More generally, the Communist Party chose elections as the most suitable occasions to campaign against Labor. The purpose of communist electoral activity was to popularise Class Against Class and offer working-class voters an opportunity to express their rejection of social fascism. The results were extremely discouraging. In its initial venture, the South Australian state elections in April 1930, where Kavanagh directed the party’s campaign, two Communist Party candidates attracted 696 votes. In the New South Wales state election in October 1930 there were no less than 51 communist candidates—probably a quarter of the membership in the state was pressed into service—and they won 10 445 votes, less than 1 per cent of the statewide tally.
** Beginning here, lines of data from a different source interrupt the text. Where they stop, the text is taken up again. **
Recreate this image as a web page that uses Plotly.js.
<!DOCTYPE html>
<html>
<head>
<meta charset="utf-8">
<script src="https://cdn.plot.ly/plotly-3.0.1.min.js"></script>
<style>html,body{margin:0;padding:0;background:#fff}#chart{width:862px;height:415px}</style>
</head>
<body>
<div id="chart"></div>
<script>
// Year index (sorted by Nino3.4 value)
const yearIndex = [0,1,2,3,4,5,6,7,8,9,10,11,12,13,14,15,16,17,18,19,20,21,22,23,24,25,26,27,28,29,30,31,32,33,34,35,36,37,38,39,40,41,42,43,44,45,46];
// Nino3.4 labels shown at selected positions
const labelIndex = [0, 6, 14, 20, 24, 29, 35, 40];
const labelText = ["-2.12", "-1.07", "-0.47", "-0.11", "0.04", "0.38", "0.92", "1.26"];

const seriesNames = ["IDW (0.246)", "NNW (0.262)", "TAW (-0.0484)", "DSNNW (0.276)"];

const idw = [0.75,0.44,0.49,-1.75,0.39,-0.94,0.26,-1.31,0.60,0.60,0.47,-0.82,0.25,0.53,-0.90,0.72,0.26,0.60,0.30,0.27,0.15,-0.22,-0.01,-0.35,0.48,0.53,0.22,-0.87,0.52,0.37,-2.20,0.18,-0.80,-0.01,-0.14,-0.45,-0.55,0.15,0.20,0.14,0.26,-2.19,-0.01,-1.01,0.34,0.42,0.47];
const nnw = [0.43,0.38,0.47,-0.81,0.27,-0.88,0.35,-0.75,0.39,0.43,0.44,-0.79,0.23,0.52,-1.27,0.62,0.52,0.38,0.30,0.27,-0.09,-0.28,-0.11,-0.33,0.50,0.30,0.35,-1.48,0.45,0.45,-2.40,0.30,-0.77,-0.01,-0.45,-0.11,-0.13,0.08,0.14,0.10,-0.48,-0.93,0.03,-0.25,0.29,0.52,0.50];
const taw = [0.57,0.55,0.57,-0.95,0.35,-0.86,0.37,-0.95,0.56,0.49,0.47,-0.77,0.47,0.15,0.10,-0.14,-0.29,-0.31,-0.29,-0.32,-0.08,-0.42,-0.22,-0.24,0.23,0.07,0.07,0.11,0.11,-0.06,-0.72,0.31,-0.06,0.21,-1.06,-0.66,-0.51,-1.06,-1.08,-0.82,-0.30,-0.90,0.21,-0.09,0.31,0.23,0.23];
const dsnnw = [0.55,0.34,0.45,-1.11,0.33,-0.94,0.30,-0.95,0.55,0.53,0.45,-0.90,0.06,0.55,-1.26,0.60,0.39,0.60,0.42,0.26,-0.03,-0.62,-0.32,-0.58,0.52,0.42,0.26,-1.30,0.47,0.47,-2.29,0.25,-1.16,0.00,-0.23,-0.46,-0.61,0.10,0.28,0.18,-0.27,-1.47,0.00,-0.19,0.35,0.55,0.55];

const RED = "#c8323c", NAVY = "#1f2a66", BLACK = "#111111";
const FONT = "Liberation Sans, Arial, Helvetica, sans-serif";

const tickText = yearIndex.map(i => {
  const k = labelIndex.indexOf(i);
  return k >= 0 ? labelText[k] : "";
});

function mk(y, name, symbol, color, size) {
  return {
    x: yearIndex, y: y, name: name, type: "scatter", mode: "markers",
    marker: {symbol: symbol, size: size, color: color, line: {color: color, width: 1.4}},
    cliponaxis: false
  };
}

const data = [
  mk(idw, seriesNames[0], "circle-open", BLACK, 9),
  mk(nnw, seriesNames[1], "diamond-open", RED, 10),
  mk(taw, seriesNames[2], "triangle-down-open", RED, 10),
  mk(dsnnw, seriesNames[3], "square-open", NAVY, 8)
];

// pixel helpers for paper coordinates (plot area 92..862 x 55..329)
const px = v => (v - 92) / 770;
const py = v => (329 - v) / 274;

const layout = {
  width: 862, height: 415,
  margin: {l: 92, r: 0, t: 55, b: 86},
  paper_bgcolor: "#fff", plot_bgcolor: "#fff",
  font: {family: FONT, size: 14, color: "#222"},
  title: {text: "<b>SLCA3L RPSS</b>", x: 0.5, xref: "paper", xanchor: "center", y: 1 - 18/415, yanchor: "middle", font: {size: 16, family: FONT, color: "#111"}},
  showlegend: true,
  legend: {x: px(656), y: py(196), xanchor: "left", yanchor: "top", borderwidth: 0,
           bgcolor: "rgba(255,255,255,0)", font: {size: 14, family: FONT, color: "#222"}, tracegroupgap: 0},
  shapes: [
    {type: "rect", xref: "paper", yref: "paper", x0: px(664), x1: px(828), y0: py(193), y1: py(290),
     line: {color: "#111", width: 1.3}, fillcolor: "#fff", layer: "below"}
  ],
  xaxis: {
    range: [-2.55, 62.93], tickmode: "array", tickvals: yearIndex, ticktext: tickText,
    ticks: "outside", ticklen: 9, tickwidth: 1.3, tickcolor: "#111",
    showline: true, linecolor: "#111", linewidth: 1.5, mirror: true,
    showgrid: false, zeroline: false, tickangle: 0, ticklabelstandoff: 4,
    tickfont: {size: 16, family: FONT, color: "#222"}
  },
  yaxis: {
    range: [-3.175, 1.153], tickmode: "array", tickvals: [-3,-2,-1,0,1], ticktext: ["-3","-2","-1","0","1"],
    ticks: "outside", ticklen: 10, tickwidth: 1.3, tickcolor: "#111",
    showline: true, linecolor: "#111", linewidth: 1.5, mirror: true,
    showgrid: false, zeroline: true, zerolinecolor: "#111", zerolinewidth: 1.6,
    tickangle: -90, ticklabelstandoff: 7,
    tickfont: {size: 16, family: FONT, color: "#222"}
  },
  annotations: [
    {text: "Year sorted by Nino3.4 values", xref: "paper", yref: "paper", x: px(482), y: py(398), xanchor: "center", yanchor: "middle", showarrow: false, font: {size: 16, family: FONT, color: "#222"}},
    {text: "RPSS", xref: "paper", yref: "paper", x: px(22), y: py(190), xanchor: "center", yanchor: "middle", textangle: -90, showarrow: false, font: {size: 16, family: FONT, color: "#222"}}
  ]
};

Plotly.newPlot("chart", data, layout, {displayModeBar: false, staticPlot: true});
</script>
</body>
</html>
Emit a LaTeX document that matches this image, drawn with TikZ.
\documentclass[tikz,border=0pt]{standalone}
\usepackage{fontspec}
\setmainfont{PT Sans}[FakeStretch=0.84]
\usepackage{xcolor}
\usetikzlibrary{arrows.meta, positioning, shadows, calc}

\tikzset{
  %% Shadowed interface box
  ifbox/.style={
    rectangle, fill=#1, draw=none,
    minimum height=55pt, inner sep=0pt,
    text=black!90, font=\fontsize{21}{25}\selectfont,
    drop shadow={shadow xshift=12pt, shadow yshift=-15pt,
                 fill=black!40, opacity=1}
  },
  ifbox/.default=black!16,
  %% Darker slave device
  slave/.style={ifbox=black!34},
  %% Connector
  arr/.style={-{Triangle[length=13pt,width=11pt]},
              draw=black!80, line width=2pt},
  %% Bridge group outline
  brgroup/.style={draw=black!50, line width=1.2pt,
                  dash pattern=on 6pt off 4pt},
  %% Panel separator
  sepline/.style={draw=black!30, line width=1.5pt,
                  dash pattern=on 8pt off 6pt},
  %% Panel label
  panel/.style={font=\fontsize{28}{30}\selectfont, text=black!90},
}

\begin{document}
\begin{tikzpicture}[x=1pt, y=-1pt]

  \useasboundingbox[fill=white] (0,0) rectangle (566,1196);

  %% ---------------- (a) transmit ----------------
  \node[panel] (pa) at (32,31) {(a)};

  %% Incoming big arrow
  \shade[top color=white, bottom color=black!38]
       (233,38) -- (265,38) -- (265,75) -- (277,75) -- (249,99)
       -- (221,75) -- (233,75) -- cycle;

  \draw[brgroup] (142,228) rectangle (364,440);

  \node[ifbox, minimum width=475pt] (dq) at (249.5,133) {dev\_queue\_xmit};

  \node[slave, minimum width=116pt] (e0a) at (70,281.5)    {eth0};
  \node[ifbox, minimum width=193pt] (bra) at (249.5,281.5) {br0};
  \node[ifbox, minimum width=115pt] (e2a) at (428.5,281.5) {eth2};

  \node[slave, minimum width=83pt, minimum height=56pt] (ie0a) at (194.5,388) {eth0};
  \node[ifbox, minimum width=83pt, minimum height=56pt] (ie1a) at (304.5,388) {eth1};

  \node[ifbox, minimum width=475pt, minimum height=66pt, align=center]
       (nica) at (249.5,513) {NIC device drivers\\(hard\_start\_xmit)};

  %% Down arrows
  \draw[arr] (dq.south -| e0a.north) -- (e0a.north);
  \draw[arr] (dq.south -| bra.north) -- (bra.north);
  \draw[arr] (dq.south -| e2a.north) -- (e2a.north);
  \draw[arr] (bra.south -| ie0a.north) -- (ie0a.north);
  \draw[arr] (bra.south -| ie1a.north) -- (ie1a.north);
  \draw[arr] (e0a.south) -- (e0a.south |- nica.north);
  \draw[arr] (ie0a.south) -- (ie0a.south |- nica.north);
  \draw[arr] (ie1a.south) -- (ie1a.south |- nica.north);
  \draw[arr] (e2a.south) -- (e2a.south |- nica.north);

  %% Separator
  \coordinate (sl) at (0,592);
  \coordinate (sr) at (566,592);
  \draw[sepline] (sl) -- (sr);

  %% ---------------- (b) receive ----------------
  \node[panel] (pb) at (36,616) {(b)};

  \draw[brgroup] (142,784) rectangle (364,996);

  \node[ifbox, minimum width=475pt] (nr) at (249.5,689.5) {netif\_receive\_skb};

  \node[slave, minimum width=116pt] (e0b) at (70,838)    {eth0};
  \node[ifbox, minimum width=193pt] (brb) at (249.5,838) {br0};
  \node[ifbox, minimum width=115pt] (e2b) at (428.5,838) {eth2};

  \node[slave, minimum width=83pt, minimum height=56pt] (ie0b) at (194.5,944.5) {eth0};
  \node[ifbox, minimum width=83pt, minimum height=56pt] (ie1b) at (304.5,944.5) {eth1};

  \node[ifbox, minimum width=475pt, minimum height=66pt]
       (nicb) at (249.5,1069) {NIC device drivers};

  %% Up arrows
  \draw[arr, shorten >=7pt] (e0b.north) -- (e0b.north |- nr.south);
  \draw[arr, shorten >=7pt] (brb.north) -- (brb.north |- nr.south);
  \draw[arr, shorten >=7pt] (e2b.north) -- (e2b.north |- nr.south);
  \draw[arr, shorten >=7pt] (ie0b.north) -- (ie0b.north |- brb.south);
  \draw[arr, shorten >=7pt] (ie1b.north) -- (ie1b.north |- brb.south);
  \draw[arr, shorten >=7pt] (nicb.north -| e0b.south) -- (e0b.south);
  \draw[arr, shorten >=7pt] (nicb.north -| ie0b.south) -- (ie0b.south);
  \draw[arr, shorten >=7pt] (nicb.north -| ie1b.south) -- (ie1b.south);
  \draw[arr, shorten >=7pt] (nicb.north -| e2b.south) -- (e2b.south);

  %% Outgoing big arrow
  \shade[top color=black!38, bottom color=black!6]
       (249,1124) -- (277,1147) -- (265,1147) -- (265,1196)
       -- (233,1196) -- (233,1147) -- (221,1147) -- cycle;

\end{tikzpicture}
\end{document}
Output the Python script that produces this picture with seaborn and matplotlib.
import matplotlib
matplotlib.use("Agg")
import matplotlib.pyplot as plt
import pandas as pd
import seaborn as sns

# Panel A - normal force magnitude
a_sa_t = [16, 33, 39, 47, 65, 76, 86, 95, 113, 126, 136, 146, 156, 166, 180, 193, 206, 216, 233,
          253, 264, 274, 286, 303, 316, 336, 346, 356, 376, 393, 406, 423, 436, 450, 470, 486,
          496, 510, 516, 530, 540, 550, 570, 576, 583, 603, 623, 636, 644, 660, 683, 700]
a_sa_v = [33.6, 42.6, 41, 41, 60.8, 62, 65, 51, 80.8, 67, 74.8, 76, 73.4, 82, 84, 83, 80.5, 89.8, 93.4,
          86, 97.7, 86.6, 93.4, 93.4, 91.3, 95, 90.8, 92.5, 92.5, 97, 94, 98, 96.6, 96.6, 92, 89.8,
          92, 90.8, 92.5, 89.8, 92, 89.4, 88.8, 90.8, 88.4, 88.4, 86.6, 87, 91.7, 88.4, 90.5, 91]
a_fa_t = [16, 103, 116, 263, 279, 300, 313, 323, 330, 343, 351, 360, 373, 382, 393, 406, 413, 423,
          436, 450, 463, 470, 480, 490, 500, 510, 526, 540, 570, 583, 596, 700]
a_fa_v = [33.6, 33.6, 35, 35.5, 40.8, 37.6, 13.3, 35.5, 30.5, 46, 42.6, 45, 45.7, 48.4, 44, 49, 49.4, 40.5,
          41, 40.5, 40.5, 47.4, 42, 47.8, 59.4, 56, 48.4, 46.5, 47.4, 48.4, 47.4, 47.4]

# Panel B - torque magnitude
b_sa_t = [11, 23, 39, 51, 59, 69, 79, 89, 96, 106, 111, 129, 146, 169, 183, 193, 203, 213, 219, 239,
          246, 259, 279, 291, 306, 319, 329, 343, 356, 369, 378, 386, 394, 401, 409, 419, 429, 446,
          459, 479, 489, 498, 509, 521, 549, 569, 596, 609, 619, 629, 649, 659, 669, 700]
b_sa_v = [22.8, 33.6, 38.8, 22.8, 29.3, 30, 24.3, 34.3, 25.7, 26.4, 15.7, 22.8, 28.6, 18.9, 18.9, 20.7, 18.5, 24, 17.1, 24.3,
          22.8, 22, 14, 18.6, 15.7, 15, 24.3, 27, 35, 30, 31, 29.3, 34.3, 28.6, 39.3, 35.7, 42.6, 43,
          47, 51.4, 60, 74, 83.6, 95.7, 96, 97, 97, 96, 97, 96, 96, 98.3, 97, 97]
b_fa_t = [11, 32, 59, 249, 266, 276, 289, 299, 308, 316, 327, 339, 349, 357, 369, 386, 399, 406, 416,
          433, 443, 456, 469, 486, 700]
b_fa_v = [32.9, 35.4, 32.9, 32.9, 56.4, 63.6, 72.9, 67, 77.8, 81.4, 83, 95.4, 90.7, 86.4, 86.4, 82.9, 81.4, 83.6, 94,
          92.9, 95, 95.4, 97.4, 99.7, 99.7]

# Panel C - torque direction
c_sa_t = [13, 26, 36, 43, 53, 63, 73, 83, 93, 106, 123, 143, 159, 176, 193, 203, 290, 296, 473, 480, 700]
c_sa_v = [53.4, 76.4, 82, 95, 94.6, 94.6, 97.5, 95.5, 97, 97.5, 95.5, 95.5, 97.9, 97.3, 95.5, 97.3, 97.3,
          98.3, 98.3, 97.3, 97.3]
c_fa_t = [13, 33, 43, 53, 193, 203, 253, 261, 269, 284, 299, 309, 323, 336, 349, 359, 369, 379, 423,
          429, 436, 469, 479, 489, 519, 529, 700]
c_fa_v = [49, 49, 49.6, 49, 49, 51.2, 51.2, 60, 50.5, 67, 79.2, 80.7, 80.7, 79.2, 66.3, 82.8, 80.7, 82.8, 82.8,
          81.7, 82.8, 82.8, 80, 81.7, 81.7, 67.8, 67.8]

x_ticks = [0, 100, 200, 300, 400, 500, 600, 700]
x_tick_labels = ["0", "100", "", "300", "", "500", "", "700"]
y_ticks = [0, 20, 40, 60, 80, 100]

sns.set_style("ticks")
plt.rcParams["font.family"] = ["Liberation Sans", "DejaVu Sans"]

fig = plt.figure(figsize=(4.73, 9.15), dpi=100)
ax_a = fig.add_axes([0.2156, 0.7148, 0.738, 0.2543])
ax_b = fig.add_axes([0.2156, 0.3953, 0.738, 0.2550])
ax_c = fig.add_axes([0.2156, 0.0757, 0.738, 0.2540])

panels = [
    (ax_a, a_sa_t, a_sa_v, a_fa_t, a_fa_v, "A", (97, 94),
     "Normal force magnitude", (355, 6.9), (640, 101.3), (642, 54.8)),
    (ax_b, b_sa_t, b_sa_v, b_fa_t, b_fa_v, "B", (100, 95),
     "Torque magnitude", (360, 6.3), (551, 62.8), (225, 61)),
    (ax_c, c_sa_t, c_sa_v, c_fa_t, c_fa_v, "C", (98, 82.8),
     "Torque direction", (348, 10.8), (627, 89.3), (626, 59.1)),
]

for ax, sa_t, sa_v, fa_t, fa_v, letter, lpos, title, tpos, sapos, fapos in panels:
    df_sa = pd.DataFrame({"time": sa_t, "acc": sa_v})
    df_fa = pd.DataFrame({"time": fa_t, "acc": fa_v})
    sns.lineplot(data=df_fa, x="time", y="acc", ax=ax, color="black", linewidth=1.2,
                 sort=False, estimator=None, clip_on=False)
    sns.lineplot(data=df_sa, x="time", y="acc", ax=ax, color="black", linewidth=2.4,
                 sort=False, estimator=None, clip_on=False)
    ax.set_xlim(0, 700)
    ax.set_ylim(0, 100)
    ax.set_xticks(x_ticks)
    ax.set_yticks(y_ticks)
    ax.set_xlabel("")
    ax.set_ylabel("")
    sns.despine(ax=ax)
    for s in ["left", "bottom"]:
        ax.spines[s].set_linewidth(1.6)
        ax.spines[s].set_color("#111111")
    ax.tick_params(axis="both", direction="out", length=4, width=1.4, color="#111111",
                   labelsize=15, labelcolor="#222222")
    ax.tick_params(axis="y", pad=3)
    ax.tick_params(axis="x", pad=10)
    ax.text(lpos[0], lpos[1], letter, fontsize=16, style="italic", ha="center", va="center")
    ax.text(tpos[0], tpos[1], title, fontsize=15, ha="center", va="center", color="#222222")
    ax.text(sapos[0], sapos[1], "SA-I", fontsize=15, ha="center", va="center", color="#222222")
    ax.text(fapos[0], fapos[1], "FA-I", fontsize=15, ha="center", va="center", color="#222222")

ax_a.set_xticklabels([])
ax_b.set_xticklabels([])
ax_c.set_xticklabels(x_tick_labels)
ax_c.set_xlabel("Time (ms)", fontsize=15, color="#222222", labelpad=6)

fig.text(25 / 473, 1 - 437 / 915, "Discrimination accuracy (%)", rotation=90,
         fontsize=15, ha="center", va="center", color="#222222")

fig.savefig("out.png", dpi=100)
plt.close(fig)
The two northern coalfield electorates of Kurri Kurri and Cessnock were most responsive, with over a thousand CPA votes in each, but in inner Sydney the tallies of 251 in Newtown and 143 in Glebe were disappointing and those in the affluent Lane Cove (24) and North Sydney (23) derisory. The federal election of December 1931 saw ten communists stand for the House of Representatives and four for the Senate. The best lower house results were obtained in the coalfield electorate of Hunter and some inner-Melbourne areas, but the total vote was only 8511. The Senate candidates, who drew from a wider pool, won 29 443 votes, but Queensland, where the communists received 2.32 per cent of the poll, was the best state result. Subsequent efforts were marginally better. Thirty-eight communists stood in the New South Wales state election of 1932 and won 12 351 votes; six in Queensland and one in Victoria in the same year polled 1057 and 953 respectively; three in South Australia in 1933 improved the result there to 1908; and two stood in Western Australia for the first time, attracting 442 votes. Results in local government elections—the party ran 120 candidates in New South Wales in 1932—were of the same exiguous order.29

Election campaigns made heavy demands on the party’s scant resources. Federal candidates were required to lodge a deposit, and most states had a similar requirement; a communist who made the payment in Victoria testified to the astonishment of the electoral officials as he counted out the sixpences and threepences.30 New South Wales, where the party made the most of free candidature, set a deposit of £25 after the 1932 election. Then there was the cost of literature and venues for campaigning, the calls on party members to speak and canvass, and the demoralising effect of repeated rebuffs. The very act of seeking parliamentary election was difficult to explain for a party that insisted parliamentary democracy was merely a cloak for capitalist dictatorship. The executive often had occasion to correct comrades for their mistaken campaigning. They were to put forward a platform of workers’ demands but not mislead the workers into believing those demands could be met. They were not to say that the election of communists would make no difference, but neither were they to encourage the illusion that the bourgeoisie would permit communists to win control of the state. They were to oppose the social fascist Labor Party absolutely but not to overlook fascist non-Labor. With these tortuous distinctions the communists offered themselves to the voters. Their venture onto the hustings and the stark rebuffs they encountered illustrated the difficulties of leading Class Against Class.